This is achieved through the following procedure:
Matrix Expansion: The original m x n preference matrix, where rows represent doctors and columns represent residency programs, is transformed into an n x n square matrix. This is necessary because the algorithm requires an equal number of agents and tasks.
Column Duplication: For residency programs with multiple available slots (e.g., a program has k positions), the corresponding column in the preference matrix is duplicated k-1 times. Each duplicate column is an identical copy, representing an additional, identical slot at the same program.
Introduction of Dummy Rows: To complete the square matrix, a set of (n - m) dummy rows are added. These rows represent hypothetical "unassignment" options for the surplus doctors.
Cost Assignment for Dummy Placeholders: The cost (or rank value) assigned to a doctor being matched to a dummy position is not arbitrary. It is systematically derived from the doctor's composite qualification score-a quantitative metric aggregating relevant criteria such as academic performance (e.g., GPA), scores on standardized exams (e.g., USMLE), strength of letters of recommendation, and assessed personal qualities. This could be any stats. A higher qualification score ("lottery number") results in a lower cost (or higher preference rank) for the dummy assignment. Consequently, a more highly qualified doctor incurs a greater penalty for being unassigned, making them less likely to be matched to a dummy slot and thus more likely to receive a real residency position in the optimal assignment.
The algorithm's goal is to subtract values from rows and columns to create a matrix full of zeros. If we can assign each worker to a job with a cost of zero in this new matrix, we've found the optimal assignment for the original matrix. In essence, the algorithm is configured to minimize the total cost of the assignment, which now includes the penalty of leaving a highly qualified doctor unmatched, ensuring an optimal and equitable distribution of available residency positions.

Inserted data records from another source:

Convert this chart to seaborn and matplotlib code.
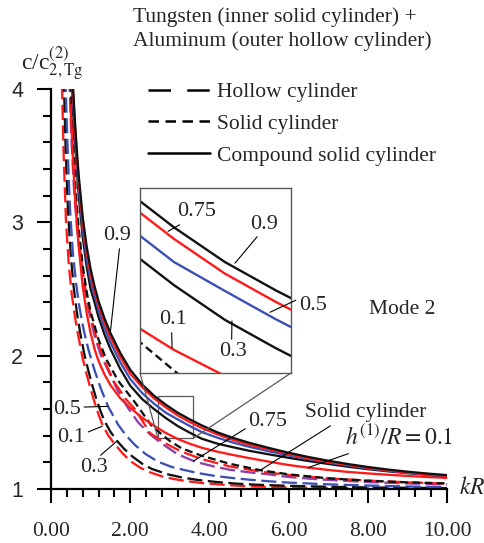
import numpy as np
import pandas as pd
import matplotlib
matplotlib.use("Agg")
import matplotlib.pyplot as plt
import seaborn as sns
from mpl_toolkits.axes_grid1.inset_locator import mark_inset
from matplotlib.lines import Line2D
from matplotlib.ticker import MultipleLocator, FormatStrFormatter

# ---------------- data ----------------
# compound solid cylinder (solid lines), common kR grid
xs_solid = [0.5, 0.55, 0.6, 0.65, 0.7, 0.8, 0.9, 1.0, 1.1, 1.2, 1.35, 1.5, 1.75, 2.0,
            2.3, 2.6, 2.9, 3.2, 3.5, 3.8, 4.2, 4.6, 5.0, 5.5, 6.0, 6.5, 7.0, 7.5,
            8.0, 8.5, 9.0, 9.5, 10.0]
solid_09 = [4.40, 4.05, 3.78, 3.55, 3.35, 3.04, 2.82, 2.65, 2.52, 2.41, 2.28, 2.17, 2.02, 1.895,
            1.785, 1.70, 1.632, 1.572, 1.523, 1.478, 1.425, 1.383, 1.347, 1.308, 1.272, 1.240, 1.212, 1.187,
            1.165, 1.146, 1.130, 1.116, 1.104]
solid_075 = [4.36, 4.01, 3.74, 3.51, 3.31, 3.00, 2.78, 2.61, 2.49, 2.38, 2.25, 2.14, 1.99, 1.865,
             1.765, 1.68, 1.612, 1.552, 1.503, 1.458, 1.41, 1.368, 1.332, 1.298, 1.262, 1.23, 1.202, 1.181,
             1.159, 1.14, 1.124, 1.11, 1.098]
solid_05 = [4.31, 3.96, 3.69, 3.46, 3.26, 2.95, 2.73, 2.56, 2.45, 2.34, 2.21, 2.10, 1.95, 1.825,
            1.72, 1.64, 1.572, 1.522, 1.473, 1.428, 1.385, 1.348, 1.317, 1.283, 1.252, 1.223, 1.198, 1.176,
            1.155, 1.137, 1.122, 1.109, 1.098]
solid_03 = [4.25, 3.90, 3.63, 3.40, 3.20, 2.89, 2.67, 2.50, 2.40, 2.29, 2.16, 2.05, 1.90, 1.775,
            1.675, 1.60, 1.532, 1.472, 1.423, 1.378, 1.34, 1.313, 1.287, 1.26, 1.234, 1.21, 1.188, 1.167,
            1.149, 1.133, 1.119, 1.107, 1.096]
solid_01 = [3.85, 3.50, 3.22, 3.00, 2.82, 2.52, 2.32, 2.17, 2.05, 1.96, 1.86, 1.78, 1.68, 1.61,
            1.535, 1.475, 1.420, 1.375, 1.340, 1.310, 1.280, 1.255, 1.232, 1.205, 1.180, 1.160, 1.143, 1.128,
            1.117, 1.107, 1.098, 1.090, 1.083]

# hollow cylinder (long dashes)
x_h01 = [0.25, 0.28, 0.32, 0.38, 0.45, 0.52, 0.6, 0.7, 0.8, 0.9, 1.0, 1.1, 1.2, 1.3, 1.45, 1.6,
         1.8, 2.0, 2.25, 2.5, 2.8, 3.1, 3.4, 3.8, 4.2, 4.6, 5.0, 6, 7, 8, 9, 10]
y_h01 = [4.5, 4.0, 3.5, 3.0, 2.68, 2.47, 2.3, 2.13, 1.98, 1.86, 1.75, 1.65, 1.56, 1.48, 1.40, 1.34,
         1.27, 1.21, 1.16, 1.125, 1.095, 1.075, 1.06, 1.045, 1.035, 1.027, 1.02, 1.012, 1.008, 1.005, 1.003, 1.002]
x_h03 = [0.3, 0.33, 0.37, 0.43, 0.5, 0.57, 0.65, 0.75, 0.85, 0.95, 1.05, 1.15, 1.25, 1.35, 1.5, 1.67,
         1.85, 2.05, 2.3, 2.55, 2.95, 3.3, 3.7, 4.2, 4.7, 5.2, 6, 7, 8, 9, 10]
y_h03 = [4.4, 4.0, 3.55, 3.08, 2.75, 2.52, 2.33, 2.15, 2.0, 1.88, 1.77, 1.67, 1.585, 1.51, 1.43, 1.36,
         1.30, 1.245, 1.19, 1.15, 1.11, 1.087, 1.068, 1.052, 1.04, 1.032, 1.024, 1.017, 1.012, 1.009, 1.007]
x_h05 = [0.34, 0.37, 0.42, 0.48, 0.55, 0.63, 0.72, 0.82, 0.95, 1.1, 1.25, 1.44, 1.7, 1.9, 2.12, 2.4,
         2.7, 3.05, 3.4, 3.7, 4.1, 4.5, 5.0, 5.5, 6, 7, 8, 9, 10]
y_h05 = [4.4, 4.0, 3.55, 3.1, 2.78, 2.55, 2.36, 2.2, 2.04, 1.89, 1.76, 1.62, 1.48, 1.40, 1.33, 1.26,
         1.205, 1.165, 1.14, 1.12, 1.10, 1.085, 1.07, 1.058, 1.048, 1.035, 1.026, 1.019, 1.015]
x_h075 = [0.44, 0.47, 0.52, 0.58, 0.66, 0.75, 0.85, 0.95, 1.1, 1.25, 1.49, 1.7, 1.94, 2.2, 2.5, 2.8,
          3.2, 3.64, 4.1, 4.5, 5.0, 5.5, 6, 6.5, 7, 7.5, 8, 9, 10]
y_h075 = [4.4, 4.0, 3.6, 3.25, 2.95, 2.7, 2.5, 2.34, 2.15, 2.01, 1.86, 1.73, 1.61, 1.5, 1.41, 1.34,
          1.26, 1.205, 1.17, 1.145, 1.125, 1.11, 1.09, 1.078, 1.068, 1.06, 1.052, 1.042, 1.035]
x_h09 = [0.46, 0.49, 0.54, 0.6, 0.68, 0.78, 0.88, 0.98, 1.15, 1.35, 1.6, 1.9, 2.12, 2.5, 2.9, 3.3,
         3.8, 4.5, 5.3, 6, 7, 8, 9, 10]
y_h09 = [4.4, 4.0, 3.6, 3.25, 2.95, 2.68, 2.48, 2.33, 2.13, 1.96, 1.8, 1.67, 1.6, 1.42, 1.34, 1.28,
         1.225, 1.17, 1.13, 1.105, 1.08, 1.063, 1.05, 1.04]

# solid (homogeneous) cylinder (short dashes)
x_sc = [0.47, 0.5, 0.55, 0.62, 0.7, 0.8, 0.9, 1.0, 1.2, 1.4, 1.7, 2.12, 2.55, 3.0, 3.3, 3.8, 4.5,
        5.3, 6, 7, 8, 9, 10]
y_sc = [4.4, 4.05, 3.65, 3.25, 2.95, 2.68, 2.48, 2.33, 2.12, 1.97, 1.81, 1.65, 1.47, 1.36, 1.305, 1.25,
        1.19, 1.14, 1.11, 1.08, 1.062, 1.05, 1.042]

x_ticks = [0, 2, 4, 6, 8, 10]
y_ticks = [1, 2, 3, 4]

RED = "#ff1a1a"
BLUE = "#3c4fb4"
PURPLE = "#8e3fa8"
BLACK = "#111111"

# ---------------- style ----------------
sns.set_theme(style="ticks")
plt.rcParams["font.family"] = ["Liberation Serif", "DejaVu Serif"]
plt.rcParams["mathtext.fontset"] = "stix"

W, H = 484, 543
fig = plt.figure(figsize=(W / 100, H / 100), dpi=100)

FS = 15.5


def fx(px):
    return px / W


def fy(py):
    return 1 - py / H


ax = fig.add_axes([fx(51), fy(489), fx(447) - fx(51), fy(89) - fy(489)])
axins = fig.add_axes([fx(140), fy(373), fx(291) - fx(140), fy(188) - fy(373)])

LONG = (6.6, 2.4)
SHORT = (3.4, 1.9)

dashed = [
    (x_h01, y_h01, RED, LONG),
    (x_h03, y_h03, BLACK, LONG),
    (x_h05, y_h05, BLUE, LONG),
    (x_h075, y_h075, PURPLE, LONG),
    (x_h09, y_h09, RED, LONG),
    (x_sc, y_sc, BLACK, SHORT),
]
solids = [
    (xs_solid, solid_01, RED),
    (xs_solid, solid_03, BLACK),
    (xs_solid, solid_05, BLUE),
    (xs_solid, solid_075, RED),
    (xs_solid, solid_09, BLACK),
]

for a, lw in ((ax, 1.65), (axins, 1.7)):
    for xv, yv, c, d in dashed:
        sns.lineplot(x=xv, y=yv, color=c, ax=a, lw=lw, estimator=None, sort=False)
        a.lines[-1].set_dashes(d)
    for xv, yv, c in solids:
        sns.lineplot(x=xv, y=yv, color=c, ax=a, lw=lw, estimator=None, sort=False)

# main axes formatting
ax.set_xlim(0, 10)
ax.set_ylim(1, 4)
ax.set_xticks(x_ticks)
ax.set_yticks(y_ticks)
ax.xaxis.set_minor_locator(MultipleLocator(0.4))
ax.yaxis.set_minor_locator(MultipleLocator(0.2))
ax.xaxis.set_major_formatter(FormatStrFormatter("%.2f"))
ax.yaxis.set_major_formatter(FormatStrFormatter("%d"))
ax.tick_params(which="major", length=10, width=1.5, direction="out", color="black")
ax.tick_params(which="minor", length=5.5, width=1.5, direction="out", color="black")
ax.tick_params(axis="x", labelsize=FS, pad=14)
ax.tick_params(axis="y", labelsize=FS, pad=10)
for lab in ax.get_yticklabels():
    lab.set_fontfamily("Liberation Sans")
sns.despine(ax=ax)
for s in ("left", "bottom"):
    ax.spines[s].set_linewidth(1.6)
    ax.spines[s].set_color("black")
ax.set_xlabel("")
ax.set_ylabel("")
ax.patch.set_alpha(0)

# inset formatting
axins.set_xlim(2.70, 3.59)
axins.set_ylim(1.38, 1.70)
axins.set_xticks([])
axins.set_yticks([])
axins.set_xlabel("")
axins.set_ylabel("")
for s in axins.spines.values():
    s.set_color("0.35")
    s.set_linewidth(1.0)
    s.set_visible(True)
mark_inset(ax, axins, loc1=3, loc2=4, fc="none", ec="0.35", lw=0.9)

# ---------------- texts ----------------
fig.text(fx(133), fy(7), "Tungsten (inner solid cylinder) +\nAluminum (outer hollow cylinder)",
         ha="left", va="top", fontsize=FS, linespacing=1.3)
fig.text(fx(21), fy(70), r"c/c$^{(2)}_{2,\mathrm{Tg}}$", ha="left", va="baseline", fontsize=17)
fig.text(fx(472), fy(488), r"$kR$", ha="center", va="center", fontsize=17)
fig.text(fx(402), fy(309), "Mode 2", ha="center", va="center", fontsize=FS)

handles = [Line2D([], [], color="black", lw=1.8, dashes=(9, 6.5)),
           Line2D([], [], color="black", lw=1.8, dashes=(4.2, 2.6)),
           Line2D([], [], color="black", lw=1.8)]
leg = fig.legend(handles, ["Hollow cylinder", "Solid cylinder", "Compound solid cylinder"],
                 loc="upper left", bbox_to_anchor=(fx(148), fy(82)), frameon=False,
                 fontsize=FS, handlelength=2.9, handletextpad=0.3, labelspacing=0.55,
                 borderpad=0, borderaxespad=0)

line_kw = dict(arrowstyle="-", color="black", lw=0.8, shrinkA=0, shrinkB=0)


def note(a, text, txy_px, target, relpos, fs=16):
    kw = dict(line_kw)
    kw["relpos"] = relpos
    a.annotate(text, xy=target, xycoords="data",
               xytext=(fx(txy_px[0]), fy(txy_px[1])), textcoords="figure fraction",
               ha="center", va="center", fontsize=fs, arrowprops=kw, annotation_clip=False)


# main-plot labels
note(ax, "0.9", (117, 236), (1.50, 2.18), (0.6, 0.0))
note(ax, "0.5", (67, 410), (1.44, 1.62), (1.0, 0.65))
note(ax, "0.1", (71, 438), (1.29, 1.47), (1.0, 0.75))
note(ax, "0.3", (94, 468), (1.67, 1.36), (0.6, 1.0))
note(ax, "0.75", (268, 422), (3.60, 1.21), (0.0, 0.25))
note(ax, "Solid cylinder", (366, 413), (5.28, 1.14), (0.25, 0.0), fs=FS)
note(ax, r"$h^{(1)}/R = 0.1$", (399, 438), (6.49, 1.16), (0.12, 0.0), fs=17)

# inset labels
note(axins, "0.75", (197, 212), (2.865, 1.625), (0.2, 0.0))
note(axins, "0.9", (264, 224), (3.26, 1.570), (0.35, 0.0))
note(axins, "0.5", (313, 305), (3.466, 1.485), (0.1, 0.9))
note(axins, "0.1", (173, 320), (2.889, 1.423), (0.45, 0.0))
note(axins, "0.3", (233, 352), (3.242, 1.470), (0.45, 1.0))

fig.savefig("out.png", dpi=100)
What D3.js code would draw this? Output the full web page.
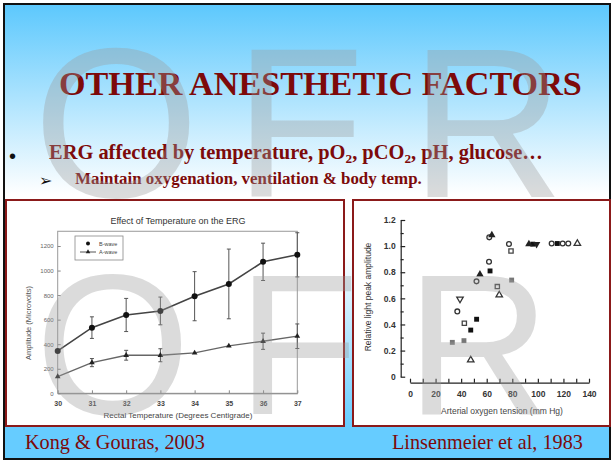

Run the Program: Execute the Python script resident_hospital_problem.py in your preferred Python environment (Jupyter Notebook, Google Colab, or local Python installation). Follow the Interactive Setup: The program will guide you through importing three required CSV files:
- File 1: Doctor-Residency Rankings (preferences matrix)
- File 2: Number of Positions per Residency
- File 3: Doctor Statistics (for lottery number calculation)
Choose Import Method: For each file, select your preferred import option:
- Option 1: Import from raw GitHub URL
- Option 2: Import from local file path
The final output of the notebook will be the optimal assignment of doctors to residencies and the total cost (or value) of this assignment.
Key Components of the Code
Bipartite Graph Representation: The problem is represented as a bipartite graph, with one set of vertices representing doctors and the other representing residencies. The edges between them contain weights corresponding to the cost of an assignment.
Cost Matrix: The algorithm operates on a square cost matrix where each element C(i, j) represents the cost of assigning doctor i to residency j.
Implementation: The script contains a Python implementation of the Hungarian Algorithm, which includes steps such as row reduction, column reduction, and finding the optimal solution through a series of augmenting paths. You can also run the program in a notebook.
Dependencies: This notebook requires a standard Python environment with the following libraries:numpy, scipy (for a pre-built implementation, if you choose to compare your manual implementation to a library solution)matplotlib (optional, for visualizing the data or results)You can install these dependencies using pip:
pip install numpy scipy matplotlib